## RAW DATA:

----

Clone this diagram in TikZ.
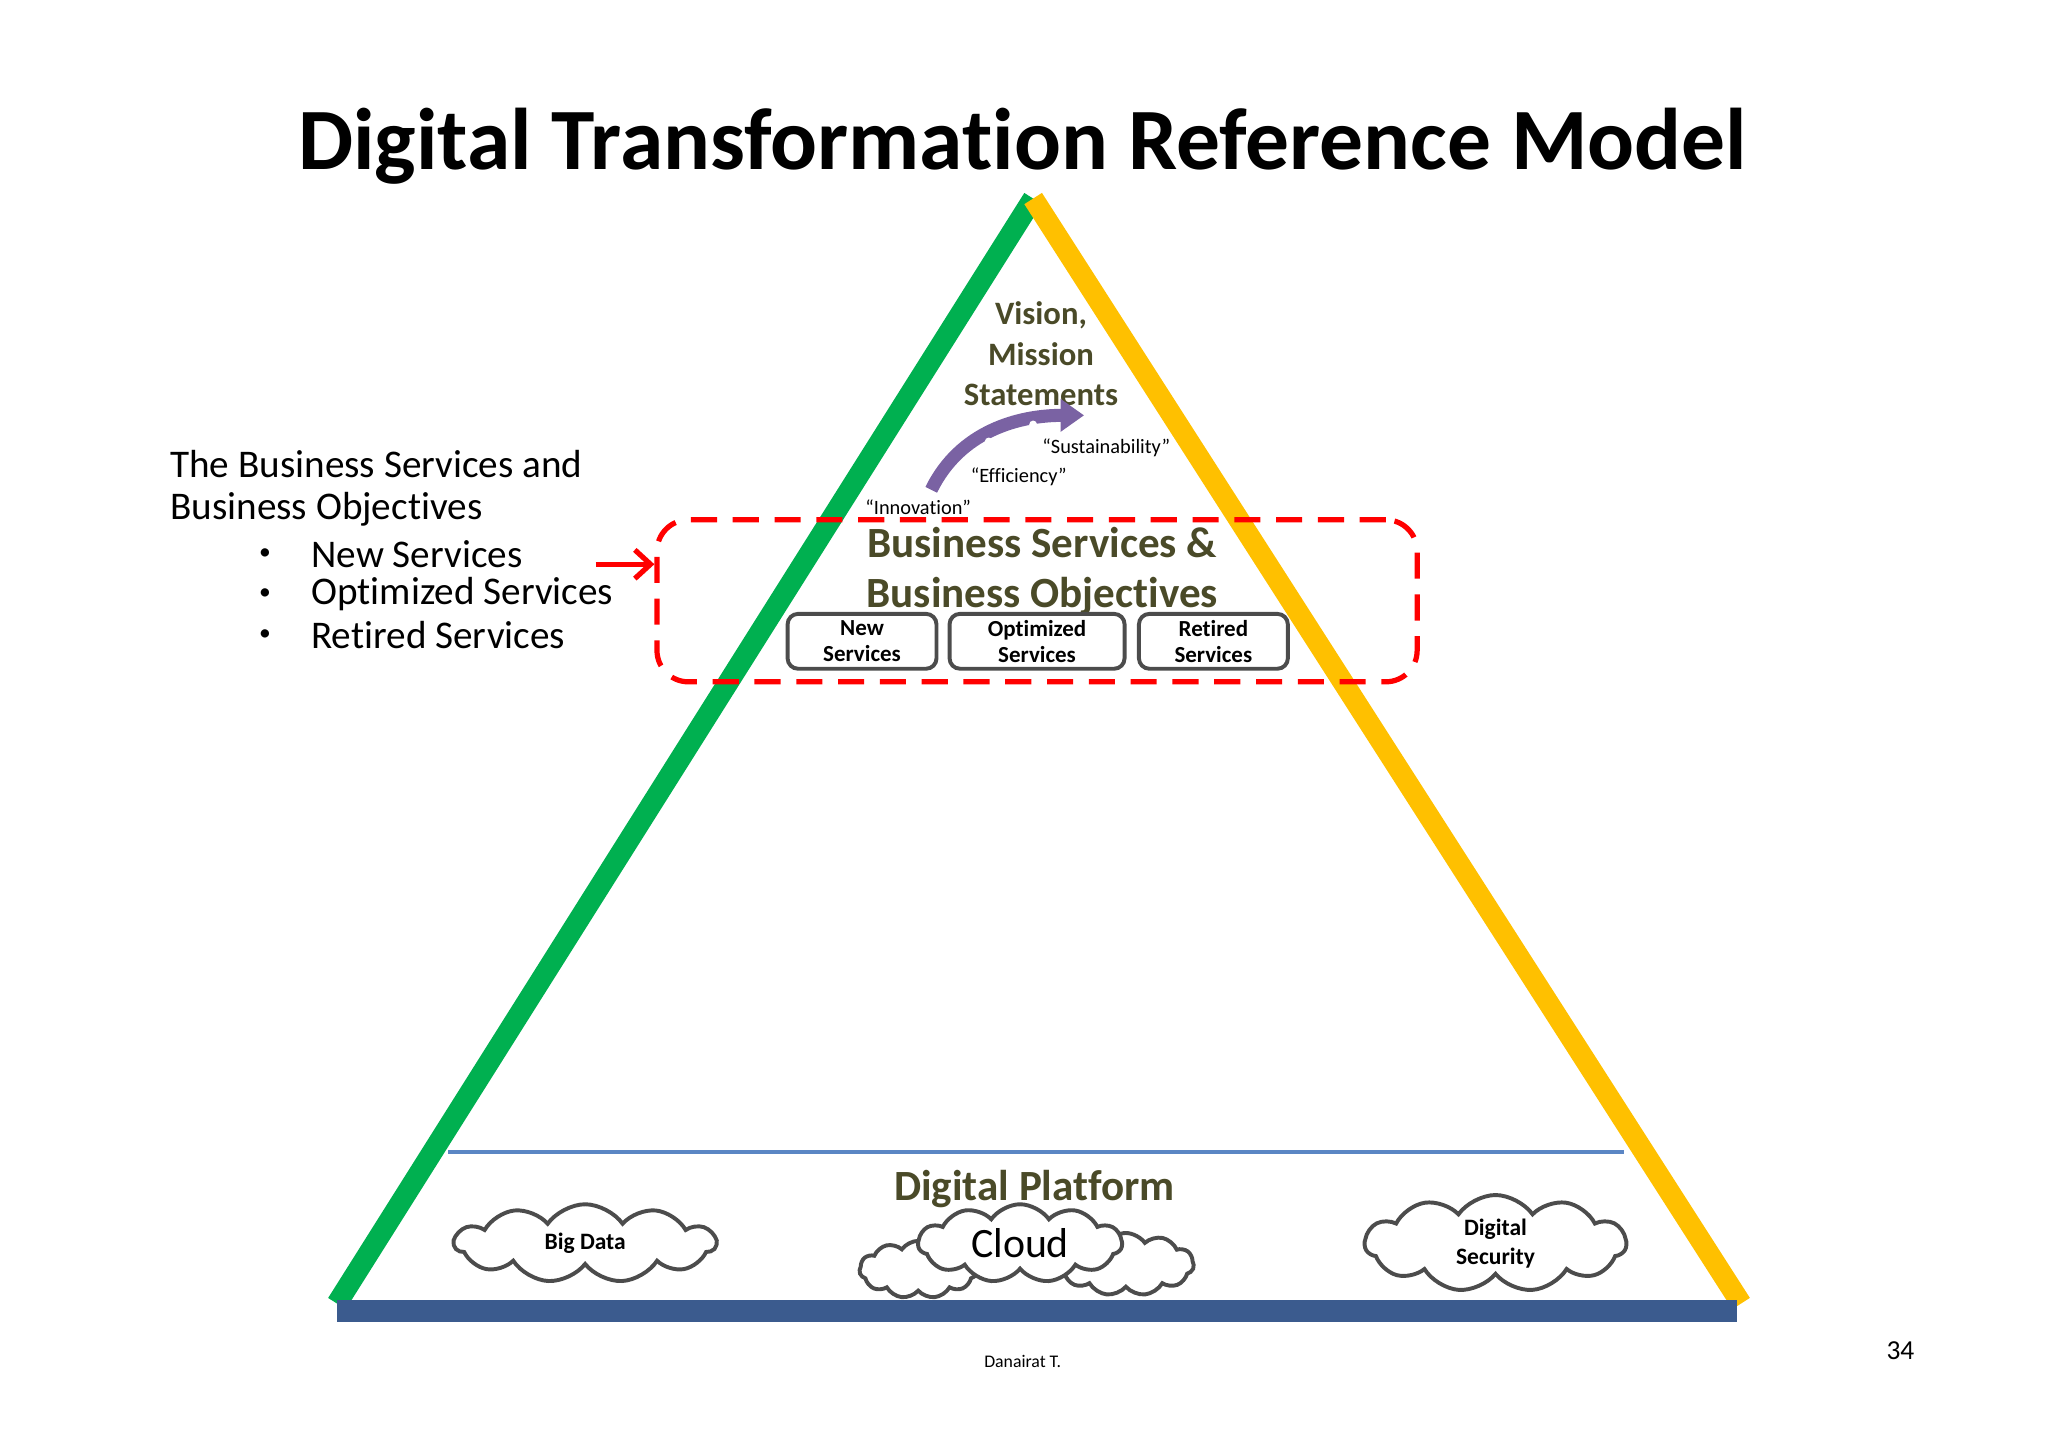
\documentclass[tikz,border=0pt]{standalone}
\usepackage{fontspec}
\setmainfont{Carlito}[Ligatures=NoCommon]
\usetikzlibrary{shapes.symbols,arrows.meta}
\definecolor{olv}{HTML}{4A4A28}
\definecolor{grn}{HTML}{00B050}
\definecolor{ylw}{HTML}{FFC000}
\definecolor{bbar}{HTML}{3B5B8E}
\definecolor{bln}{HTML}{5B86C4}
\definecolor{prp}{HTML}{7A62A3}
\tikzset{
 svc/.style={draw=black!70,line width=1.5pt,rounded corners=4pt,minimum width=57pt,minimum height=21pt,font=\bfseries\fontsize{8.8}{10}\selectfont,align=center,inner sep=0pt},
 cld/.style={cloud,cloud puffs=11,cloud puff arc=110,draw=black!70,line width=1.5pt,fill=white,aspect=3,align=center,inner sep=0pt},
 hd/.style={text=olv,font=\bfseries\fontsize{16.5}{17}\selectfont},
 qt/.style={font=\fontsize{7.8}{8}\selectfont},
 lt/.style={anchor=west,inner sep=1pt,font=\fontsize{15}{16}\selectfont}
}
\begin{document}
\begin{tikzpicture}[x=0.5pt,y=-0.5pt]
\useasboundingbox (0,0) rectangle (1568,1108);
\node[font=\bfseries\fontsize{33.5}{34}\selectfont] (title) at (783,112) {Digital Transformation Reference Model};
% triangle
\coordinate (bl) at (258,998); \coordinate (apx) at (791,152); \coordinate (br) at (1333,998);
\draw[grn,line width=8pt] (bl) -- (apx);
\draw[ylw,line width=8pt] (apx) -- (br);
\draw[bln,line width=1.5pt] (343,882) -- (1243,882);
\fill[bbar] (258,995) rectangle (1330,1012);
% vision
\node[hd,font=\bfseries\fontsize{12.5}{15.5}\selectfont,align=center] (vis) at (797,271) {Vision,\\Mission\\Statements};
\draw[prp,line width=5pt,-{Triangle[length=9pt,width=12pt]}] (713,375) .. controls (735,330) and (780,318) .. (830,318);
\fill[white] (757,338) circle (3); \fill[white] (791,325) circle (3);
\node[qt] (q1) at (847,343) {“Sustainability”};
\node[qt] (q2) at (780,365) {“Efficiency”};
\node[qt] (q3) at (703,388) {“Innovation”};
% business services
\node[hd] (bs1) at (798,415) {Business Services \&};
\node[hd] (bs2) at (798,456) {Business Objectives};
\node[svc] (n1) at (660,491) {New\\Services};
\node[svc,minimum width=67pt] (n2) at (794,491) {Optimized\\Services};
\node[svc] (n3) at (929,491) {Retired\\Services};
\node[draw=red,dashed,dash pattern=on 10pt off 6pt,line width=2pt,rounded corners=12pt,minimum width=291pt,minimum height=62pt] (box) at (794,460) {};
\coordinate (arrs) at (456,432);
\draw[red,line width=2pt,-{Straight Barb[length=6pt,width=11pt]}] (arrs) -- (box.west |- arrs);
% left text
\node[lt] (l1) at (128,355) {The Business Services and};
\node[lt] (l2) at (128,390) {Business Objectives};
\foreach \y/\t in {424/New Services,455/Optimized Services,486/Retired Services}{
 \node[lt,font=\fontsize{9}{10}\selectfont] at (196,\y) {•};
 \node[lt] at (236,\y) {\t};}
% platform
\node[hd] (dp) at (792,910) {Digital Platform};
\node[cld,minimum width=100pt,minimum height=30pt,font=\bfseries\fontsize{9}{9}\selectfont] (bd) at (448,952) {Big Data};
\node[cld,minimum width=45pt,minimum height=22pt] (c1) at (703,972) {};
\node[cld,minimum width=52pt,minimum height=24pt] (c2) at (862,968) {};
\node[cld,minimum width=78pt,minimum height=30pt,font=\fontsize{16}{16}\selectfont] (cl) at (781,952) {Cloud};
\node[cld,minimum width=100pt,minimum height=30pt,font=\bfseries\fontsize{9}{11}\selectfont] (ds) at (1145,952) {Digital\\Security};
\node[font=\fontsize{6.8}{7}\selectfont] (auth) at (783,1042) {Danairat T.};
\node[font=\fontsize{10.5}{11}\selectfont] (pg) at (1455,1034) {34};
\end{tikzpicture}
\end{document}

----

## TASK TO COMPLETE:
Copy the material above in full and exactly, skipping pictures.

## RESULT OF THE EXERCISE:
Clone this diagram in TikZ.
\documentclass[tikz,border=0pt]{standalone}
\usepackage{fontspec}
\setmainfont{Carlito}[Ligatures=NoCommon]
\usetikzlibrary{shapes.symbols,arrows.meta}
\definecolor{olv}{HTML}{4A4A28}
\definecolor{grn}{HTML}{00B050}
\definecolor{ylw}{HTML}{FFC000}
\definecolor{bbar}{HTML}{3B5B8E}
\definecolor{bln}{HTML}{5B86C4}
\definecolor{prp}{HTML}{7A62A3}
\tikzset{
 svc/.style={draw=black!70,line width=1.5pt,rounded corners=4pt,minimum width=57pt,minimum height=21pt,font=\bfseries\fontsize{8.8}{10}\selectfont,align=center,inner sep=0pt},
 cld/.style={cloud,cloud puffs=11,cloud puff arc=110,draw=black!70,line width=1.5pt,fill=white,aspect=3,align=center,inner sep=0pt},
 hd/.style={text=olv,font=\bfseries\fontsize{16.5}{17}\selectfont},
 qt/.style={font=\fontsize{7.8}{8}\selectfont},
 lt/.style={anchor=west,inner sep=1pt,font=\fontsize{15}{16}\selectfont}
}
\begin{document}
\begin{tikzpicture}[x=0.5pt,y=-0.5pt]
\useasboundingbox (0,0) rectangle (1568,1108);
\node[font=\bfseries\fontsize{33.5}{34}\selectfont] (title) at (783,112) {Digital Transformation Reference Model};
% triangle
\coordinate (bl) at (258,998); \coordinate (apx) at (791,152); \coordinate (br) at (1333,998);
\draw[grn,line width=8pt] (bl) -- (apx);
\draw[ylw,line width=8pt] (apx) -- (br);
\draw[bln,line width=1.5pt] (343,882) -- (1243,882);
\fill[bbar] (258,995) rectangle (1330,1012);
% vision
\node[hd,font=\bfseries\fontsize{12.5}{15.5}\selectfont,align=center] (vis) at (797,271) {Vision,\\Mission\\Statements};
\draw[prp,line width=5pt,-{Triangle[length=9pt,width=12pt]}] (713,375) .. controls (735,330) and (780,318) .. (830,318);
\fill[white] (757,338) circle (3); \fill[white] (791,325) circle (3);
\node[qt] (q1) at (847,343) {“Sustainability”};
\node[qt] (q2) at (780,365) {“Efficiency”};
\node[qt] (q3) at (703,388) {“Innovation”};
% business services
\node[hd] (bs1) at (798,415) {Business Services \&};
\node[hd] (bs2) at (798,456) {Business Objectives};
\node[svc] (n1) at (660,491) {New\\Services};
\node[svc,minimum width=67pt] (n2) at (794,491) {Optimized\\Services};
\node[svc] (n3) at (929,491) {Retired\\Services};
\node[draw=red,dashed,dash pattern=on 10pt off 6pt,line width=2pt,rounded corners=12pt,minimum width=291pt,minimum height=62pt] (box) at (794,460) {};
\coordinate (arrs) at (456,432);
\draw[red,line width=2pt,-{Straight Barb[length=6pt,width=11pt]}] (arrs) -- (box.west |- arrs);
% left text
\node[lt] (l1) at (128,355) {The Business Services and};
\node[lt] (l2) at (128,390) {Business Objectives};
\foreach \y/\t in {424/New Services,455/Optimized Services,486/Retired Services}{
 \node[lt,font=\fontsize{9}{10}\selectfont] at (196,\y) {•};
 \node[lt] at (236,\y) {\t};}
% platform
\node[hd] (dp) at (792,910) {Digital Platform};
\node[cld,minimum width=100pt,minimum height=30pt,font=\bfseries\fontsize{9}{9}\selectfont] (bd) at (448,952) {Big Data};
\node[cld,minimum width=45pt,minimum height=22pt] (c1) at (703,972) {};
\node[cld,minimum width=52pt,minimum height=24pt] (c2) at (862,968) {};
\node[cld,minimum width=78pt,minimum height=30pt,font=\fontsize{16}{16}\selectfont] (cl) at (781,952) {Cloud};
\node[cld,minimum width=100pt,minimum height=30pt,font=\bfseries\fontsize{9}{11}\selectfont] (ds) at (1145,952) {Digital\\Security};
\node[font=\fontsize{6.8}{7}\selectfont] (auth) at (783,1042) {Danairat T.};
\node[font=\fontsize{10.5}{11}\selectfont] (pg) at (1455,1034) {34};
\end{tikzpicture}
\end{document}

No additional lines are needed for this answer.